El amor en los tiempos de Spotify

Fui uno de los testigos de aquella boda, y recuerdo perfectamente cómo al terminar la ceremonia el cura se acercó a mi amiga y le dijo a espaldas del novio y del niño Jesús: “Comparte con tu pareja todo: la hipoteca, las cuentas de Filmin y HBO, la pasión por el Atlético de Madrid, vuestros amigos, hasta la cuenta de Instagram si sois tan petardos. Pero nunca compartáis Spotify, porque en el caso de que vaya mal, eso no hay Dios que lo arregle”.
Mi amiga lo oyó pero no lo escuchó, claro, como la misa. Estaba demasiado enamorada como para hacer caso. Y cuando su marido le ofreció compartir el premium de Spotify no lo dudó un momento. Hicieron listas, compartieron canciones y se montaron, con los años, una banda sonora a su medida. Ecléctica, disparatada y a ratos intensa. Por las mañanas, trabajando, se disputaban el control. Si él entraba y veía que lo tenía ella, le ponía una canción y se iba; ella, lo mismo. Era una manera de llamar a la puerta para decir que estuviste allí. A veces él se quedaba dentro para saber qué estaba poniendo ella en su oficina y adivinar con qué animo andaba, y ella hacía lo mismo: si él escuchaba música clásica, la tendría a volumen bajo mientras se concentraba en su trabajo; si escuchaba pop español, estaba cantando y bailando solo en el salón; si escuchaba grupos alternativos, es que había visita en casa y trataba de dárselas de entendido sin entender una mierda.

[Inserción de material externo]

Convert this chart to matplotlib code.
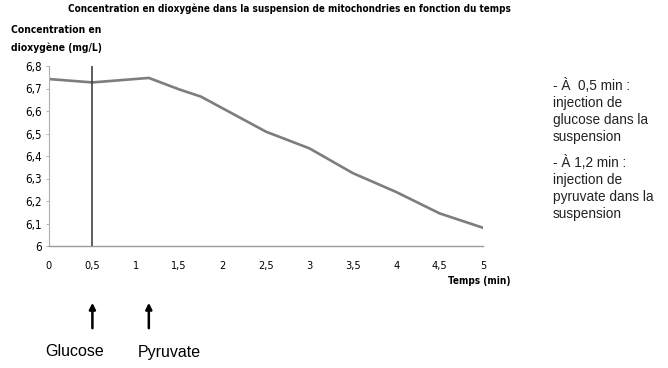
import matplotlib.pyplot as plt

# Données
temps = [0, 0.5, 1.15, 1.5, 1.75, 2.0, 2.5, 3.0, 3.5, 4.0, 4.5, 5.0]
concentration = [6.742, 6.727, 6.747, 6.696, 6.664, 6.612, 6.508, 6.434, 6.324, 6.24, 6.145, 6.081]
injections = [0.5, 1.15]
noms_injections = ["Glucose", "Pyruvate"]
xticks = [0, 0.5, 1, 1.5, 2, 2.5, 3, 3.5, 4, 4.5, 5]
yticks = [6, 6.1, 6.2, 6.3, 6.4, 6.5, 6.6, 6.7, 6.8]

narrow = ['DejaVu Sans']
arial = ['Liberation Sans', 'DejaVu Sans']

fig = plt.figure(figsize=(6.68, 3.68), dpi=100)
W, H = 668, 368
ax = fig.add_axes([49 / W, 1 - 246 / H, 434 / W, 180 / H])

ax.plot(temps, concentration, color='#7d7d7d', linewidth=1.9)
ax.axvline(injections[0], color='#333333', linewidth=1.1)

ax.set_xlim(0, 5)
ax.set_ylim(6, 6.8)
ax.set_xticks(xticks)
ax.set_xticklabels([str(v).replace('.', ',') for v in xticks], family=narrow, stretch='condensed', fontsize=7.8)
ax.set_yticks(yticks)
ax.set_yticklabels([f"{v:g}".replace('.', ',') for v in yticks], family=narrow, stretch='condensed', fontsize=8.3)
ax.tick_params(axis='x', length=0, pad=11)
ax.tick_params(axis='y', length=2, width=0.6, color='#aaaaaa', pad=3)

for s in ['top', 'right']:
    ax.spines[s].set_visible(False)
ax.spines['left'].set_color('#b0b0b0')
ax.spines['left'].set_linewidth(0.8)
ax.spines['bottom'].set_color('#9a9a9a')
ax.spines['bottom'].set_linewidth(1.0)
ax.spines['bottom'].set_linestyle((0, (5, 1)))

# Titres
fig.text(289 / W, 1 - 9 / H, "Concentration en dioxygène dans la suspension de mitochondries en fonction du temps",
         ha='center', va='center', family=narrow, stretch='condensed', fontsize=7.1, fontweight='bold')
fig.text(11 / W, 1 - 39 / H, "Concentration en\ndioxygène (mg/L)", ha='left', va='center',
         family=narrow, stretch='condensed', fontsize=7.4, fontweight='bold', linespacing=1.9)
fig.text(511 / W, 1 - 281 / H, "Temps (min)", ha='right', va='center',
         family=narrow, stretch='condensed', fontsize=7.2, fontweight='bold')

# Flèches d'injection
offsets = [-47, -11]
for t, nom, dx in zip(injections, noms_injections, offsets):
    ax.annotate('', xy=(t, 1 - 300 / H), xytext=(t, 1 - 331 / H),
                xycoords=('data', 'figure fraction'), textcoords=('data', 'figure fraction'),
                arrowprops=dict(arrowstyle='-|>', color='black', lw=1.8, mutation_scale=9))
    xp = 49 + t * 434 / 5 + dx
    fig.text(xp / W, 1 - 352 / H, nom, ha='left', va='center', family=arial, fontsize=11.5)

# Texte à droite
fig.text(553 / W, 1 - 78 / H, "- À  0,5 min :\ninjection de\nglucose dans la\nsuspension",
         ha='left', va='top', family=arial, fontsize=9.8, linespacing=1.27, color='#222222')
fig.text(553 / W, 1 - 155 / H, "- À 1,2 min :\ninjection de\npyruvate dans la\nsuspension",
         ha='left', va='top', family=arial, fontsize=9.8, linespacing=1.27, color='#222222')

fig.savefig('out.png', dpi=100)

Guardaban una lista de canciones, y en la lista guardaban una canción: Paloma, de Calamaro, la canción de ellos, la canción que sonó en el baile de boda y la canción que llevaba el nombre de ella. Sólo cuando se separaron, después de diez años, escuchó aquello que le dijo el cura. No hubo ningún problema con nada salvo con la música. ¿Cómo renunciar a tu histórico cuándo más te hace falta? Y peor aún, ¿cómo dejar que tu ex vea lo que escuchas tras la ruptura? Se seguían queriendo, aunque de la manera irremediable en que se querían dos personas que habían estado enamoradas y ya no lo están. Y los dos sabían que en el momento en que él la sacase de Spotify se terminaría todo, acabarían por soplar la última vela.
Seguían poniéndose de vez en cuando canciones cuando estaban nostálgicos o divertidos. Las que compartieron juntos en los conciertos, las que escuchaban en sus viajes en coche, las que ponían en el salón cuando llegaban de fiesta y abrían las últimas cervezas. Hasta que ella empezó a salir varias semanas con un chico, y una noche se fue a la cama con él. Tenía música de fondo, me dijo que ni recuerda cuál. “Yo te cuento todo esto y tú le pones literatura”, me dijo esta Navidad en casa.
Ocurrió que cuando estaba en pleno acto con su amante, el Spotify cambió de manos y empezó a sonar la música que le estaba poniendo él a 600 kilómetros de ella. La que sonó en la boda, la que sonaba en casa cuando cocinaban juntos, las canciones de La leyenda del tiempo de Camarón que ella amaba y él no tanto, y cuando empezó a llegar al orgasmo él le puso Paloma, y luego Paloma otra vez, y una vez más, y lo supuso echándola de menos (“mi vida, fuimos a volar con solo paracaídas”), y no aguantó más mientras pensaba que había sido el trío más absurdo y fantástico que había hecho en su vida, y muerta de placer y dolor le pidió, al día siguiente, que la sacase de la aplicación.